Return exactly, and only, the lines from the one holding "Rebuild this chart" through the one holding "5505, 5320, 5300]", both included; the pictures stay out.

____ Given records

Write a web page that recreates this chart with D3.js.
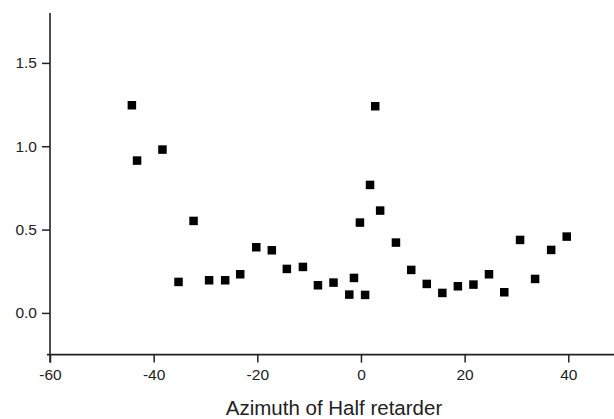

________
____ Given records

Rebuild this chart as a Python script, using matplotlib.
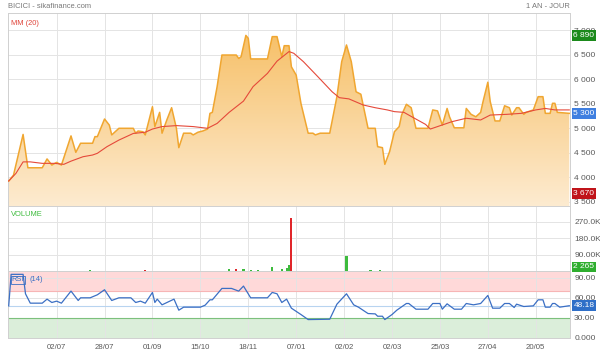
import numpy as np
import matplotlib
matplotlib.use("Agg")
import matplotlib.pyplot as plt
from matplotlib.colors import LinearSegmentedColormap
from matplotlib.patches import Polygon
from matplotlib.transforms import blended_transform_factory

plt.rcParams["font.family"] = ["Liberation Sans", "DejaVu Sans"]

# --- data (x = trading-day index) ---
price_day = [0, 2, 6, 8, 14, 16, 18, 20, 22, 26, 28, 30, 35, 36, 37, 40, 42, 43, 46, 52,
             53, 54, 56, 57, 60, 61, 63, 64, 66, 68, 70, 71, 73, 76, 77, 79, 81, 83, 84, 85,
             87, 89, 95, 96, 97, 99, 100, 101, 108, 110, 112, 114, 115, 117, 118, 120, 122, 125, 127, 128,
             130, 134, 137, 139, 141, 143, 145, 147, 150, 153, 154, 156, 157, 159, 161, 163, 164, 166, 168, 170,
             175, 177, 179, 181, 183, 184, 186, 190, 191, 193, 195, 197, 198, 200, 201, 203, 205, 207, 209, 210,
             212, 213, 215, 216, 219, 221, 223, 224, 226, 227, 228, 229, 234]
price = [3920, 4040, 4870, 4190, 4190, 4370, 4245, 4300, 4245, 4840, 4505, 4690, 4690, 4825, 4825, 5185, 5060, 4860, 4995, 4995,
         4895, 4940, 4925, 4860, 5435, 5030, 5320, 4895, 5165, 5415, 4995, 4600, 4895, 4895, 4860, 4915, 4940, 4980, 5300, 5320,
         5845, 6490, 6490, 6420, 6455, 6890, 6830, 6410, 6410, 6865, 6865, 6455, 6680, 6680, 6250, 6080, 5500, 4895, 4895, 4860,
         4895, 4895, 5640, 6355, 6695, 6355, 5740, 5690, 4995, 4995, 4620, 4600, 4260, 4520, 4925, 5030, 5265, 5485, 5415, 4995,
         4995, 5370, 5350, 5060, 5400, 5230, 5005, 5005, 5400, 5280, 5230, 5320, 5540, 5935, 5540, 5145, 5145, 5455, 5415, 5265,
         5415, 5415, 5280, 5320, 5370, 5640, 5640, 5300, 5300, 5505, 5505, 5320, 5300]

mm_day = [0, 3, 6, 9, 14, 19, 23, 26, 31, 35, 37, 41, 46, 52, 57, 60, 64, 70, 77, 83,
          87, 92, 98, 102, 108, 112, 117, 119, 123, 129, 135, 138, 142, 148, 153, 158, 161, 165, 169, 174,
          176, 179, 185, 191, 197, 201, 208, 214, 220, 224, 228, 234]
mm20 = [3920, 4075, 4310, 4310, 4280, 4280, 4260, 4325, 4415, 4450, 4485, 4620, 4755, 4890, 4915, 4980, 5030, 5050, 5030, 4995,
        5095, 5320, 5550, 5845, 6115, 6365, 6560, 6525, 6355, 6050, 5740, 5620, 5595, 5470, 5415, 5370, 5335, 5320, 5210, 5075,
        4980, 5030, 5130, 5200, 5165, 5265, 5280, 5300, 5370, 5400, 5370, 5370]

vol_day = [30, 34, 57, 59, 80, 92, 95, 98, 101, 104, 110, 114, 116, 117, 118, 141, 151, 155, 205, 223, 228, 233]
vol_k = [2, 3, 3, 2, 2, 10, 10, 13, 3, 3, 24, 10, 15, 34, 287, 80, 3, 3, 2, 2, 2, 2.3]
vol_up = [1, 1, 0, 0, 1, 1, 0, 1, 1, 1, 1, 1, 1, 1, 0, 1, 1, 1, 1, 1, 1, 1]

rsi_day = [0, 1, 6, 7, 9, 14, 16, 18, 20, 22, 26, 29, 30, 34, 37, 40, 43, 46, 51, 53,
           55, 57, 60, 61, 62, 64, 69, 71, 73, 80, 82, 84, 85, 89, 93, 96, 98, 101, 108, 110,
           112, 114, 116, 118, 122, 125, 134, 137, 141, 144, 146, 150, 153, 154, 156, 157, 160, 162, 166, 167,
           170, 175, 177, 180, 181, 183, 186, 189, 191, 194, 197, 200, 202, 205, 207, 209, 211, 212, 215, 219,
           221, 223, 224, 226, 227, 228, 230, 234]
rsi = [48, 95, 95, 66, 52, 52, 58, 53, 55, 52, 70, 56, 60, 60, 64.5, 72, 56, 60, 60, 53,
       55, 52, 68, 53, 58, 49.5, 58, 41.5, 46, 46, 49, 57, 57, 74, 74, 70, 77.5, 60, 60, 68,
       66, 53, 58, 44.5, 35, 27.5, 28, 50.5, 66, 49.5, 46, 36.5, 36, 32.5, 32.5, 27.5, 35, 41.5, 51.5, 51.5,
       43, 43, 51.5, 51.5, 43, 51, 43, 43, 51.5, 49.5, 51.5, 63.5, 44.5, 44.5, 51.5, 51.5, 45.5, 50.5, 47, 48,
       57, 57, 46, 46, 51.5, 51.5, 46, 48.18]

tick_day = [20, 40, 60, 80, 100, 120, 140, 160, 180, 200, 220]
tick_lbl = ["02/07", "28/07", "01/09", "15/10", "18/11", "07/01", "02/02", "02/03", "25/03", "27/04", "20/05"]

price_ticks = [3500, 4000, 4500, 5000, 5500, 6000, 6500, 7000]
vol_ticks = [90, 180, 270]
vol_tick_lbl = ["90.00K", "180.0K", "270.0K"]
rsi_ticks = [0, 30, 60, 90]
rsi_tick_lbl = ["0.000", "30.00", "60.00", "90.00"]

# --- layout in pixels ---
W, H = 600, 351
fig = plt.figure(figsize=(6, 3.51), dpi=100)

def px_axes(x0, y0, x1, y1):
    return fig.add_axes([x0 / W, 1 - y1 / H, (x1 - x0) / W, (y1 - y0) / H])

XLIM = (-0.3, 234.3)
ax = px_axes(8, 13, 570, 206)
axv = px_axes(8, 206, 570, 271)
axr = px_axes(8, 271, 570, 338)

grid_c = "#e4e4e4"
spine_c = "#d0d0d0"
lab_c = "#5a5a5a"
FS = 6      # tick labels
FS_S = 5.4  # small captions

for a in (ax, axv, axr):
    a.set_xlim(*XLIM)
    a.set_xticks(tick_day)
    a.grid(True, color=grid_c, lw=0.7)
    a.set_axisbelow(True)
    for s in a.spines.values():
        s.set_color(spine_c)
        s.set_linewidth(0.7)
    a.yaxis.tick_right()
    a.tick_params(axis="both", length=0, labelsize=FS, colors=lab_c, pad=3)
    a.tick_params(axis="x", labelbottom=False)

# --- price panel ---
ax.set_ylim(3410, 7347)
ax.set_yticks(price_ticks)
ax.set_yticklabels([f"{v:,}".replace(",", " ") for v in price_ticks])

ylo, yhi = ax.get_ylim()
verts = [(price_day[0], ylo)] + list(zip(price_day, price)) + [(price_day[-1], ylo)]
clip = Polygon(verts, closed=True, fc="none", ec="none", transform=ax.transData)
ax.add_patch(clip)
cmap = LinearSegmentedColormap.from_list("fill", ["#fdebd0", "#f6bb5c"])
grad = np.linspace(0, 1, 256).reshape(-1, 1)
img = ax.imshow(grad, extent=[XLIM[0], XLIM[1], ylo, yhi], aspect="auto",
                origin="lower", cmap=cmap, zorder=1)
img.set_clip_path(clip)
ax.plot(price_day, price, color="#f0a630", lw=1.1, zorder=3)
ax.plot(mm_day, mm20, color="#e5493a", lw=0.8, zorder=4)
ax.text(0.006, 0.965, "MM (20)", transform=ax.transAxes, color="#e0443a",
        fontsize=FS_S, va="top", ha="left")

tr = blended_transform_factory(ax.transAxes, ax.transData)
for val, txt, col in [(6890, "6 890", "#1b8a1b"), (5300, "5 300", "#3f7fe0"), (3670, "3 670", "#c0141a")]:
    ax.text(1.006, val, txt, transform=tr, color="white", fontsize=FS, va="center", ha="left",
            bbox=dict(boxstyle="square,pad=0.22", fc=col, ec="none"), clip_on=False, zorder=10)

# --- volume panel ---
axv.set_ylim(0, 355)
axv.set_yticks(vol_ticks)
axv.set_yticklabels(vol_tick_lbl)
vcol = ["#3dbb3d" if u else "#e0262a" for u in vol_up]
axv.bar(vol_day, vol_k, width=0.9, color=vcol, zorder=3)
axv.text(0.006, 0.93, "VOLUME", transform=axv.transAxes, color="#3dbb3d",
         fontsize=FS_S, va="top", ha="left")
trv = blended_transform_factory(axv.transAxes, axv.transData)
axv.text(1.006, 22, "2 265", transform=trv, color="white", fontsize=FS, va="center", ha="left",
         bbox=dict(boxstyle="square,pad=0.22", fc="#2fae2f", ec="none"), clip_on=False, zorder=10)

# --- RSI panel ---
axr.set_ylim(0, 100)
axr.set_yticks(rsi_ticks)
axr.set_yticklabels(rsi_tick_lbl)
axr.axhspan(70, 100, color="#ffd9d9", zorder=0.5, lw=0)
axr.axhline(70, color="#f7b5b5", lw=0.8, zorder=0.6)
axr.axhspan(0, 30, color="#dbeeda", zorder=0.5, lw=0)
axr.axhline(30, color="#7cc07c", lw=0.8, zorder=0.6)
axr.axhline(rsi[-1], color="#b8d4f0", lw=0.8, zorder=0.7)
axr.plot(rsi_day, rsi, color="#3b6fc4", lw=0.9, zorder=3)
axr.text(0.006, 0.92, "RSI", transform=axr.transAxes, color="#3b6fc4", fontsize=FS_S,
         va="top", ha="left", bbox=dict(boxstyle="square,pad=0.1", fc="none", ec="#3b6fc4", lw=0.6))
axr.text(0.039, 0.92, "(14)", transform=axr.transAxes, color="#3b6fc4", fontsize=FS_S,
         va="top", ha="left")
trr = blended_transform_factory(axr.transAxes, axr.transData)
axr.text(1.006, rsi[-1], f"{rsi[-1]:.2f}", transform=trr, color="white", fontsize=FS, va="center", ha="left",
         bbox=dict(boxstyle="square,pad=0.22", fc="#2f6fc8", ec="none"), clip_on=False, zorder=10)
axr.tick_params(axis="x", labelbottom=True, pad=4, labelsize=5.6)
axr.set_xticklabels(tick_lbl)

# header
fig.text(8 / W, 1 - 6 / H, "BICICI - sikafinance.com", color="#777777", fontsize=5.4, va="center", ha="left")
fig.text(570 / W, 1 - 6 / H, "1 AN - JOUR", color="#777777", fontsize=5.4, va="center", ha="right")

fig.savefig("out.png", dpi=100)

________
____ Given records

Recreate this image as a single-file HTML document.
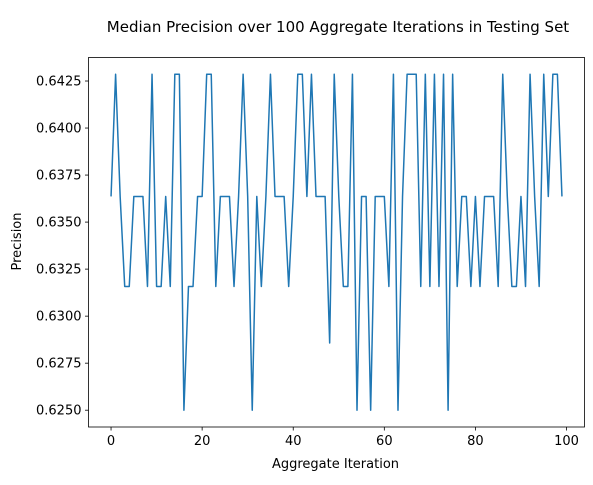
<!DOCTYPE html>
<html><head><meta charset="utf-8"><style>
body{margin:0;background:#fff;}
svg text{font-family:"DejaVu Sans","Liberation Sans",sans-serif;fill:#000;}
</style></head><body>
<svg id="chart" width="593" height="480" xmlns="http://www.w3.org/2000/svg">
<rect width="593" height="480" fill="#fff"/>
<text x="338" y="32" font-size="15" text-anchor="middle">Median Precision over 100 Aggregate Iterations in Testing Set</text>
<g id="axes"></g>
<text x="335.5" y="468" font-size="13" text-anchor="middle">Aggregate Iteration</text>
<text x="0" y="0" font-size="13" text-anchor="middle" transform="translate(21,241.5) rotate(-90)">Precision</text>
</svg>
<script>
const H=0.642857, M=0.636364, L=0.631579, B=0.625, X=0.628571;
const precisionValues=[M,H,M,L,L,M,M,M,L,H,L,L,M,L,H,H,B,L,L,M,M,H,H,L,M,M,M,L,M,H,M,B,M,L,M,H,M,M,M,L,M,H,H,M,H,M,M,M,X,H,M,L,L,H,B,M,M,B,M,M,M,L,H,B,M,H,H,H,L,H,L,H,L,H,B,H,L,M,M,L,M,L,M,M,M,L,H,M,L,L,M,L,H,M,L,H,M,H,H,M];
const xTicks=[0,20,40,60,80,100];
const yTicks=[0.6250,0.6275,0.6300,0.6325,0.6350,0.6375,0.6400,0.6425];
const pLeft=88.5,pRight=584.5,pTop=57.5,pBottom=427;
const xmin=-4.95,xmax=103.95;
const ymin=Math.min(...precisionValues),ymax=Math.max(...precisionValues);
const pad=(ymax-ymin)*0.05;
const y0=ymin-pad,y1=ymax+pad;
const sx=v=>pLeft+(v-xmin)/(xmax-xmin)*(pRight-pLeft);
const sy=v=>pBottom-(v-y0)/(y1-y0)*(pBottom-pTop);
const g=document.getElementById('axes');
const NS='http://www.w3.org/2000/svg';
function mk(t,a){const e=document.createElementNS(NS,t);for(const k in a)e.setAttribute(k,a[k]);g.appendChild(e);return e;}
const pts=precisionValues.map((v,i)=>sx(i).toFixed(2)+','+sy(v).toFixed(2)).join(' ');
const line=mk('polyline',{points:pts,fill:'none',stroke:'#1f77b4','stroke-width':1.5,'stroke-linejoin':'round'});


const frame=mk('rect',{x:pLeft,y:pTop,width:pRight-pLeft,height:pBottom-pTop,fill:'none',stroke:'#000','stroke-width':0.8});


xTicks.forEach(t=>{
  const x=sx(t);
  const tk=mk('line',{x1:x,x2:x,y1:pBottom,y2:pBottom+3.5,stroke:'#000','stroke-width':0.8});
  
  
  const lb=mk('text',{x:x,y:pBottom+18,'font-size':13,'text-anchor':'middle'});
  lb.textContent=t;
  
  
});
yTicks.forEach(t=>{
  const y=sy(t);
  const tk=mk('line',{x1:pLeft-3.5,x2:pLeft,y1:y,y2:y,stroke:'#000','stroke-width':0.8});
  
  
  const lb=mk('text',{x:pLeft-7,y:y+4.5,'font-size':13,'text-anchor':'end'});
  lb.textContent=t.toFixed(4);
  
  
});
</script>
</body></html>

________

### Worked answer
Rebuild this chart as a Python script, using matplotlib.
import numpy as np
import matplotlib
matplotlib.use("Agg")
import matplotlib.pyplot as plt
from matplotlib.colors import LinearSegmentedColormap
from matplotlib.patches import Polygon
from matplotlib.transforms import blended_transform_factory

plt.rcParams["font.family"] = ["Liberation Sans", "DejaVu Sans"]

# --- data (x = trading-day index) ---
price_day = [0, 2, 6, 8, 14, 16, 18, 20, 22, 26, 28, 30, 35, 36, 37, 40, 42, 43, 46, 52,
             53, 54, 56, 57, 60, 61, 63, 64, 66, 68, 70, 71, 73, 76, 77, 79, 81, 83, 84, 85,
             87, 89, 95, 96, 97, 99, 100, 101, 108, 110, 112, 114, 115, 117, 118, 120, 122, 125, 127, 128,
             130, 134, 137, 139, 141, 143, 145, 147, 150, 153, 154, 156, 157, 159, 161, 163, 164, 166, 168, 170,
             175, 177, 179, 181, 183, 184, 186, 190, 191, 193, 195, 197, 198, 200, 201, 203, 205, 207, 209, 210,
             212, 213, 215, 216, 219, 221, 223, 224, 226, 227, 228, 229, 234]
price = [3920, 4040, 4870, 4190, 4190, 4370, 4245, 4300, 4245, 4840, 4505, 4690, 4690, 4825, 4825, 5185, 5060, 4860, 4995, 4995,
         4895, 4940, 4925, 4860, 5435, 5030, 5320, 4895, 5165, 5415, 4995, 4600, 4895, 4895, 4860, 4915, 4940, 4980, 5300, 5320,
         5845, 6490, 6490, 6420, 6455, 6890, 6830, 6410, 6410, 6865, 6865, 6455, 6680, 6680, 6250, 6080, 5500, 4895, 4895, 4860,
         4895, 4895, 5640, 6355, 6695, 6355, 5740, 5690, 4995, 4995, 4620, 4600, 4260, 4520, 4925, 5030, 5265, 5485, 5415, 4995,
         4995, 5370, 5350, 5060, 5400, 5230, 5005, 5005, 5400, 5280, 5230, 5320, 5540, 5935, 5540, 5145, 5145, 5455, 5415, 5265,
         5415, 5415, 5280, 5320, 5370, 5640, 5640, 5300, 5300, 5505, 5505, 5320, 5300]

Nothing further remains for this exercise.